Posts this month
A blog on financial markets and their regulation
Nearly two years ago, I wrote a blog post in which I strongly criticized the insistence of the Basel Committee on Payments and Market Infrastructures (CPMI, previously known as CPSS) that payment and settlement systems should be able to resume operations within 2 hours from a cyber attack and should be able to complete the settlement by end of day. I described this demand as reckless and irresponsible because it ignored Principle 16 which requires an FMI to “safeguard its participants’ assets and minimise the risk of loss on and delay in access to these assets.” I argued that in a cyber attack, the primary focus should be on protecting participants’ assets by mitigating the risk of data loss and fraudulent transfer of assets. In the case of a serious cyber attack, this principle would argue for a more cautious approach which would resume operations only after ensuring that the risk of loss of participants’ assets has been dealt with. Shortly thereafter, I was glad to find the Reserve Bank of India echoing these sentiments (in less colourful language) in its Financial Stability Report.

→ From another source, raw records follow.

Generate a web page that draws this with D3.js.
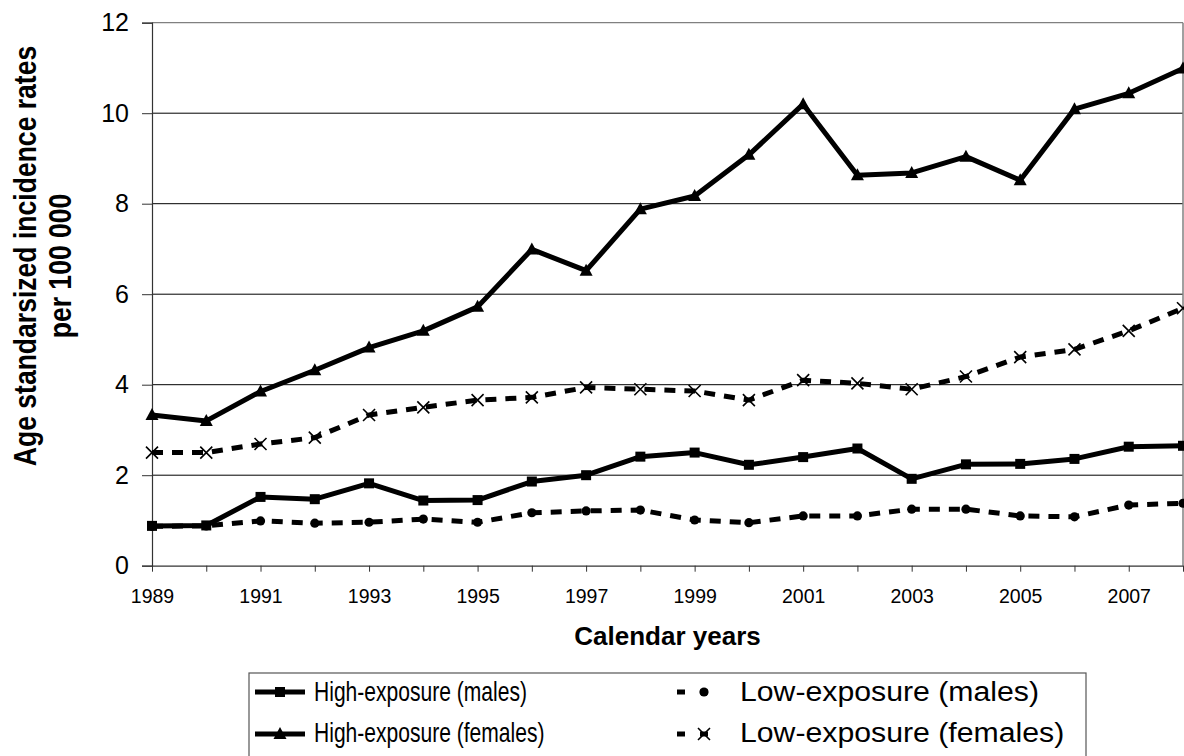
<!DOCTYPE html>
<html><head><meta charset="utf-8">
<script src="https://cdn.jsdelivr.net/npm/d3@7"></script>
<style>
html,body{margin:0;padding:0;background:#fff;}
svg{display:block;font-family:"Liberation Sans",Arial,sans-serif;}
</style></head>
<body>
<svg id="chart" width="1184" height="756"></svg>
<script>
const years = [1989,1990,1991,1992,1993,1994,1995,1996,1997,1998,1999,2000,2001,2002,2003,2004,2005,2006,2007,2008];
const highMales   = [0.88,0.89,1.52,1.47,1.82,1.44,1.45,1.86,2.00,2.41,2.50,2.23,2.40,2.59,1.92,2.24,2.25,2.36,2.63,2.65];
const lowMales    = [0.87,0.88,0.99,0.94,0.96,1.03,0.96,1.17,1.21,1.23,1.01,0.95,1.10,1.10,1.25,1.25,1.10,1.08,1.34,1.38];
const highFemales = [3.33,3.20,3.85,4.32,4.82,5.19,5.72,6.99,6.52,7.88,8.17,9.08,10.20,8.63,8.68,9.04,8.52,10.09,10.44,10.99];
const lowFemales  = [2.50,2.50,2.69,2.83,3.33,3.50,3.66,3.72,3.94,3.90,3.86,3.66,4.10,4.03,3.90,4.18,4.61,4.78,5.19,5.69];
const yTicks = [0,2,4,6,8,10,12];
const xTickLabels = [1989,1991,1993,1995,1997,1999,2001,2003,2005,2007];
const seriesNames = ["High-exposure (males)","Low-exposure (males)","High-exposure (females)","Low-exposure (females)"];
const yTitle = ["Age standarsized incidence rates","per 100 000"];
const xTitle = "Calendar years";

const series = [
  {name:seriesNames[0], values:highMales,   dashed:false, marker:"square"},
  {name:seriesNames[1], values:lowMales,    dashed:true,  marker:"circle"},
  {name:seriesNames[2], values:highFemales, dashed:false, marker:"triangle"},
  {name:seriesNames[3], values:lowFemales,  dashed:true,  marker:"cross"}
];

const svg = d3.select("#chart");
const L = 152, R = 1183, T = 22.7, B = 565.7;
const x = d3.scaleLinear().domain([1989,2008]).range([L,R]);
const y = d3.scaleLinear().domain([0,12]).range([B,T]);

// gridlines
svg.append("g").selectAll("line").data(yTicks.filter(d=>d>0 && d<12)).join("line")
  .attr("x1",L).attr("x2",R).attr("y1",d=>y(d)).attr("y2",d=>y(d))
  .attr("stroke","#000").attr("stroke-width",1);
// top / right border
svg.append("line").attr("x1",L).attr("x2",R).attr("y1",y(12)).attr("y2",y(12)).attr("stroke","#808080").attr("stroke-width",1.2);
svg.append("line").attr("x1",R).attr("x2",R).attr("y1",y(12)).attr("y2",y(0)).attr("stroke","#808080").attr("stroke-width",1.5);

// y axis
const yAxis = svg.append("g").attr("transform",`translate(${L},0)`)
  .call(d3.axisLeft(y).tickValues(yTicks).tickSize(10).tickPadding(13).tickFormat(d3.format("d")));
yAxis.select(".domain").attr("stroke","#333").attr("stroke-width",1.2);
yAxis.selectAll(".tick line").attr("stroke","#333");
yAxis.selectAll("text").attr("font-size","25px").attr("fill","#000").attr("font-family","Liberation Sans, Arial, sans-serif");

// x axis
const xAxis = svg.append("g").attr("transform",`translate(0,${B})`)
  .call(d3.axisBottom(x).tickValues(years).tickSize(6).tickSizeOuter(0)
     .tickFormat(d=> xTickLabels.includes(d) ? String(d) : ""));
xAxis.select(".domain").attr("stroke","#333").attr("stroke-width",1.2);
xAxis.selectAll(".tick line").attr("stroke","#333");
xAxis.selectAll("text").attr("font-size","19.5px").attr("fill","#000").attr("dy","0").attr("y",37)
  .attr("font-family","Liberation Sans, Arial, sans-serif");

// axis titles
const ytSx = 0.83;
const yt = svg.append("text").attr("transform",`translate(36,256) rotate(-90) scale(${ytSx},1)`)
  .attr("text-anchor","middle").attr("font-weight","bold").attr("font-size","32px");
yt.append("tspan").attr("x",0).attr("y",0).text(yTitle[0]);
yt.append("tspan").attr("x",-10/ytSx).attr("y",35.5).text(yTitle[1]);
svg.append("text").attr("x",(L+R)/2).attr("y",645).attr("text-anchor","middle")
  .attr("font-weight","bold").attr("font-size","26px").text(xTitle);

// markers
function drawMarker(g, type, cx, cy){
  if(type==="square"){
    g.append("rect").attr("x",cx-5).attr("y",cy-5).attr("width",10).attr("height",10).attr("fill","#000");
  } else if(type==="circle"){
    g.append("circle").attr("cx",cx).attr("cy",cy).attr("r",4.6).attr("fill","#000");
  } else if(type==="triangle"){
    g.append("path").attr("d",`M${cx},${cy-7}L${cx+6.5},${cy+5}L${cx-6.5},${cy+5}Z`).attr("fill","#000");
  } else if(type==="cross"){
    g.append("path").attr("d",`M${cx-6},${cy-6}L${cx+6},${cy+6}M${cx-6},${cy+6}L${cx+6},${cy-6}`)
      .attr("stroke","#000").attr("stroke-width",1.6).attr("fill","none");
  }
}

const line = d3.line().x((d,i)=>x(years[i])).y(d=>y(d));
series.forEach(s=>{
  const g = svg.append("g");
  g.append("path").attr("d",line(s.values)).attr("fill","none").attr("stroke","#000")
    .attr("stroke-width",5).attr("stroke-linejoin","round")
    .attr("stroke-dasharray",s.dashed?"11,9":null);
  s.values.forEach((v,i)=>drawMarker(g,s.marker,x(years[i]),y(v)));
});

// legend
const lg = svg.append("g");
lg.append("rect").attr("x",249).attr("y",673).attr("width",837).attr("height",100)
  .attr("fill","none").attr("stroke","#555").attr("stroke-width",1.2);
const legendPos = [
  {sx1:255,sx2:305,my:692,tx:314,ty:701,sx:0.78},
  {sx1:677,sx2:717,my:692,tx:740,ty:701,sx:1.12},
  {sx1:255,sx2:305,my:734,tx:314,ty:742,sx:0.78},
  {sx1:677,sx2:717,my:734,tx:740,ty:742,sx:1.12}
];
series.forEach((s,i)=>{
  const p = legendPos[i];
  lg.append("line").attr("x1",p.sx1).attr("x2",p.sx2).attr("y1",p.my).attr("y2",p.my)
    .attr("stroke","#000").attr("stroke-width",5).attr("stroke-dasharray",s.dashed?"8,15":null);
  drawMarker(lg,s.marker,(p.sx1+p.sx2)/2+(s.dashed?7:0),p.my);
  lg.append("text").attr("transform",`translate(${p.tx},${p.ty}) scale(${p.sx},1)`)
    .attr("font-size","27px").text(s.name);
});
</script>
</body></html>
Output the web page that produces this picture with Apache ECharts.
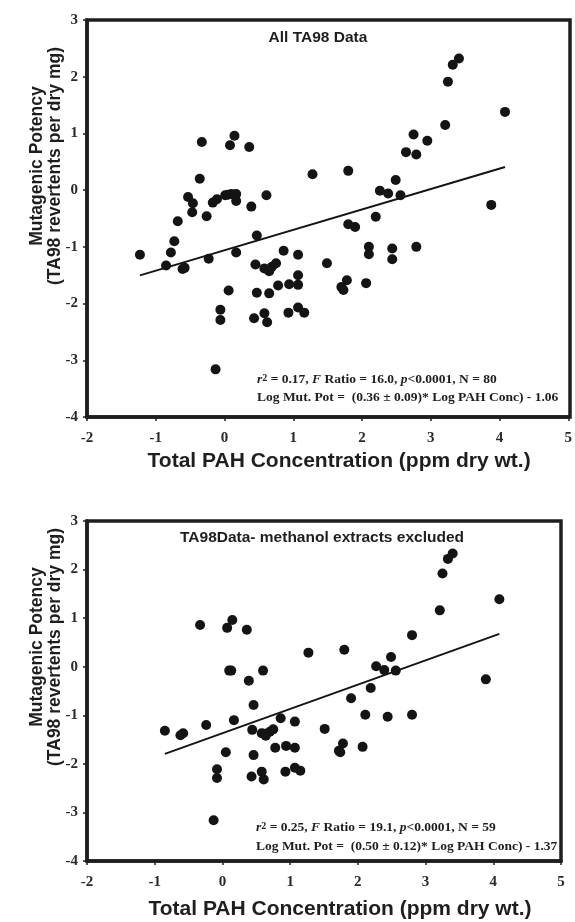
<!DOCTYPE html>
<html>
<head>
<meta charset="utf-8">
<script src="https://cdn.jsdelivr.net/npm/echarts@6/dist/echarts.min.js"></script>
<style>
  html, body { margin: 0; padding: 0; background: #fff; }
  #chart { width: 575px; height: 922px; }
</style>
</head>
<body>
<div id="chart"></div>
<script>
// Axis ranges (log units)
const xRange = [-2, 5];
const yRange = [-4, 3];

// All TA98 samples: log total PAH concentration vs log mutagenic potency
const allPAH = [
  -0.33, 0.145, 0.08, 0.36, -0.36, 1.28, -0.53, -0.46, -0.47, -0.68,
  -0.26, -0.17, -0.11, 0.01, 0.10, 0.17, 0.17, 0.39, 0.61, 3.41,
  3.32, 3.25, 4.08, 3.21, 2.75, 2.95, 2.64, 2.79, 1.80, 2.49,
  2.26, 2.38, 2.56, 3.88, 2.20, 1.80, 1.90, -0.73, -0.78, -1.23,
  -0.85, -0.61, -0.58, -0.23, 0.17, 0.47, 0.06, -0.06, -0.06, -0.13,
  0.45, 0.58, 0.65, 0.69, 0.75, 0.86, 1.07, 1.07, 1.07, 0.94,
  0.78, 0.47, 0.65, 0.58, 0.62, 0.43, 0.93, 1.07, 1.16, 1.49,
  2.10, 2.10, 2.44, 2.44, 2.79, 1.78, 1.70, 1.73, 2.06, 0.05
];
const allMut = [
  0.85, 0.96, 0.79, 0.76, 0.20, 0.28, -0.12, -0.23, -0.39, -0.55,
  -0.46, -0.22, -0.16, -0.09, -0.07, -0.07, -0.19, -0.29, -0.09, 2.32,
  2.21, 1.91, 1.38, 1.15, 0.98, 0.87, 0.67, 0.63, 0.34, 0.18,
  -0.01, -0.06, -0.09, -0.26, -0.47, -0.60, -0.65, -0.90, -1.10, -1.14,
  -1.33, -1.39, -1.37, -1.21, -1.10, -0.80, -1.77, -2.11, -2.29, -3.16,
  -1.31, -1.38, -1.43, -1.35, -1.29, -1.07, -1.14, -1.50, -1.67, -1.66,
  -1.68, -1.81, -1.82, -2.17, -2.33, -2.26, -2.16, -2.07, -2.16, -1.29,
  -1.00, -1.13, -1.03, -1.22, -1.00, -1.59, -1.71, -1.76, -1.64, -0.08
];

// Subset with methanol extracts removed
const exclPAH = [
  -0.33, 0.146, 0.07, 0.36, 1.27, 0.10, 0.60, 0.39, 3.40, 3.33,
  3.25, 4.09, 3.21, 2.80, 1.80, 2.49, 2.27, 2.39, 2.56, 3.89,
  2.19, 0.46, -0.85, -0.62, -0.58, -0.24, 0.17, 0.44, 0.58, 0.64,
  0.70, 0.75, 0.86, 1.07, 1.51, 0.05, 0.46, 0.78, 0.94, 1.07,
  -0.08, -0.08, 0.43, 0.58, 0.61, 0.93, 1.07, 1.15, -0.13, 1.90,
  2.11, 2.44, 2.80, 1.78, 1.72, 2.07, 1.74, 0.62, 0.13
];
const exclMut = [
  0.86, 0.96, 0.80, 0.76, 0.29, -0.08, -0.08, -0.29, 2.33, 2.22,
  1.92, 1.39, 1.16, 0.65, 0.35, 0.20, 0.01, -0.07, -0.08, -0.26,
  -0.44, -0.79, -1.32, -1.41, -1.37, -1.20, -1.10, -1.30, -1.37, -1.42,
  -1.34, -1.29, -1.06, -1.13, -1.28, -1.76, -1.82, -1.67, -1.63, -1.67,
  -2.11, -2.29, -2.26, -2.16, -2.32, -2.16, -2.08, -2.14, -3.16, -0.65,
  -0.99, -1.03, -0.99, -1.58, -1.73, -1.65, -1.76, -1.38, -0.08
];

// Fitted regressions: slope, intercept
const allFit = { slope: 0.36, intercept: -1.06 };
const exclFit = { slope: 0.50, intercept: -1.37 };

// Panel headings and statistics text
const panelTitles = ['All TA98 Data', 'TA98Data- methanol extracts excluded'];
const statLines = [
  ['{i|r}{s|2} = 0.17, {i|F} Ratio = 16.0, {i|p}<0.0001, N = 80',
   'Log Mut. Pot =  (0.36 \u00b1 0.09)* Log PAH Conc) - 1.06'],
  ['{i|r}{s|2} = 0.25, {i|F} Ratio = 19.1, {i|p}<0.0001, N = 59',
   'Log Mut. Pot =  (0.50 \u00b1 0.12)* Log PAH Conc) - 1.37']
];
const xTitle = 'Total PAH Concentration (ppm dry wt.)';
const yTitle = 'Mutagenic Potency\n(TA98 revertents per dry mg)';

const zip = (xs, ys) => xs.map((x, i) => [x, ys[i]]);
const fitLine = (xs, f) => {
  const lo = Math.min(...xs), hi = Math.max(...xs);
  return [[lo, f.slope * lo + f.intercept], [hi, f.slope * hi + f.intercept]];
};

const INK = '#1e1e1e';
const serif = '"Liberation Serif", "Times New Roman", serif';
const sans = '"Liberation Sans", Arial, sans-serif';

const grids = [
  { left: 87, top: 20, width: 483, height: 397 },
  { left: 87, top: 521, width: 474, height: 340 }
];

function xAxisFor(i, gap, shift) {
  return {
    gridIndex: i, type: 'value', min: xRange[0], max: xRange[1], interval: 1,
    axisLine: { show: true, onZero: false, lineStyle: { color: INK, width: 3.5 } },
    axisTick: { show: true, inside: false, length: 4, lineStyle: { color: INK, width: 1.5 } },
    axisLabel: { fontFamily: serif, fontWeight: 'bold', fontSize: 15, color: '#2a2a2a', margin: 14 },
    splitLine: { show: false },
    name: xTitle, nameLocation: 'middle', nameGap: gap,
    nameTextStyle: { fontFamily: sans, fontWeight: 'bold', fontSize: 21, color: INK, padding: [0, 0, 0, shift] }
  };
}
function yAxisFor(i) {
  return {
    gridIndex: i, type: 'value', min: yRange[0], max: yRange[1], interval: 1,
    axisLine: { show: true, onZero: false, lineStyle: { color: INK, width: 3.5 } },
    axisTick: { show: true, inside: false, length: 4, lineStyle: { color: INK, width: 1.5 } },
    axisLabel: { fontFamily: serif, fontWeight: 'bold', fontSize: 15, color: '#2a2a2a', margin: 9 },
    splitLine: { show: false }
  };
}

function scatter(i, xs, ys) {
  return {
    type: 'scatter', xAxisIndex: i, yAxisIndex: i, data: zip(xs, ys),
    symbol: 'circle', symbolSize: 10, itemStyle: { color: '#141414', opacity: 1 },
    silent: true, z: 3
  };
}
function regression(i, xs, f) {
  return {
    type: 'line', xAxisIndex: i, yAxisIndex: i, data: fitLine(xs, f),
    showSymbol: false, symbol: 'none', silent: true,
    lineStyle: { color: '#141414', width: 2 }, z: 2
  };
}

const richStats = {
  i: { fontFamily: serif, fontWeight: 'bold', fontStyle: 'italic', fontSize: 13.5, fill: INK },
  s: { fontFamily: serif, fontWeight: 'bold', fontSize: 10, fill: INK, verticalAlign: 'top', lineHeight: 11 }
};
function statsText(x, y, gap, lines) {
  return [
    { type: 'text', x: x, y: y, silent: true,
      style: { text: lines[0], rich: richStats, font: 'bold 13.5px ' + serif, fill: INK, verticalAlign: 'middle' } },
    { type: 'text', x: x, y: y + gap, silent: true,
      style: { text: lines[1], font: 'bold 13.5px ' + serif, fill: INK, verticalAlign: 'middle' } }
  ];
}
function heading(x, y, text) {
  return { type: 'text', x: x, y: y, silent: true,
    style: { text: text, font: 'bold 15.5px ' + sans, fill: INK, align: 'center', verticalAlign: 'middle' } };
}
function yTitleText(x, y) {
  return { type: 'text', x: x, y: y, rotation: Math.PI / 2, silent: true,
    style: { text: yTitle, font: 'bold 17.5px ' + sans, fill: INK, align: 'center', verticalAlign: 'middle', lineHeight: 18 } };
}
// Frame edges on top and right of each panel
function frame(g) {
  return { type: 'rect', silent: true, z: 10,
    shape: { x: g.left, y: g.top, width: g.width, height: g.height },
    style: { fill: 'none', stroke: INK, lineWidth: 3.5 } };
}

const chart = echarts.init(document.getElementById('chart'), null, { renderer: 'canvas' });
chart.setOption({
  animation: false,
  backgroundColor: '#fff',
  grid: grids,
  xAxis: [xAxisFor(0, 34, 23), xAxisFor(1, 38, 32)],
  yAxis: [yAxisFor(0), yAxisFor(1)],
  series: [
    scatter(0, allPAH, allMut), regression(0, allPAH, allFit),
    scatter(1, exclPAH, exclMut), regression(1, exclPAH, exclFit)
  ],
  graphic: [
    frame(grids[0]), frame(grids[1]),
    heading(318, 38, panelTitles[0]),
    heading(322, 538, panelTitles[1]),
    ...statsText(257, 380, 17.5, statLines[0]),
    ...statsText(256, 828, 18.5, statLines[1]),
    yTitleText(46.5, 166),
    yTitleText(46.5, 647)
  ]
});
</script>
</body>
</html>
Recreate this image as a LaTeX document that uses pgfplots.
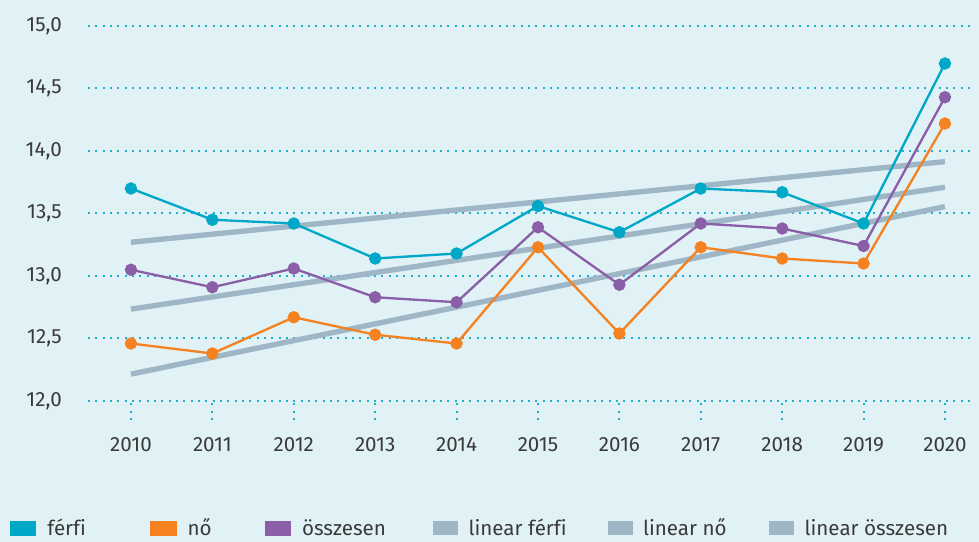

Almost two years later, the Basel Committee (CPMI) has issued new guidance that reflects a much more responsible approach to 2-hour recovery. The Guidance on cyber resilience for financial market infrastructures published late last month states:
An FMI should design and test its systems and processes to enable the safe resumption of critical operations within two hours of a disruption and to enable itself to complete settlement by the end of the day of the disruption, even in the case of extreme but plausible scenarios. Notwithstanding this capability to resume critical operations within two hours, when dealing with a disruption FMIs should exercise judgment in effecting resumption so that risks to itself or its ecosystem do not thereby escalate, whilst taking into account that completion of settlement by the end of day is crucial. FMIs should also plan for scenarios in which the resumption objective is not achieved.
This is a welcome sign that regulators are more pragmatic and are not allowing market participants to form unrealistic expectations. As Regulation Asia wrote about last week’s outage at the Singapore Exchange (SGX):
Trying to lead the public to think a resumption is possible, without knowing if it is really possible only degrades credibility with each successive retraction and announcement.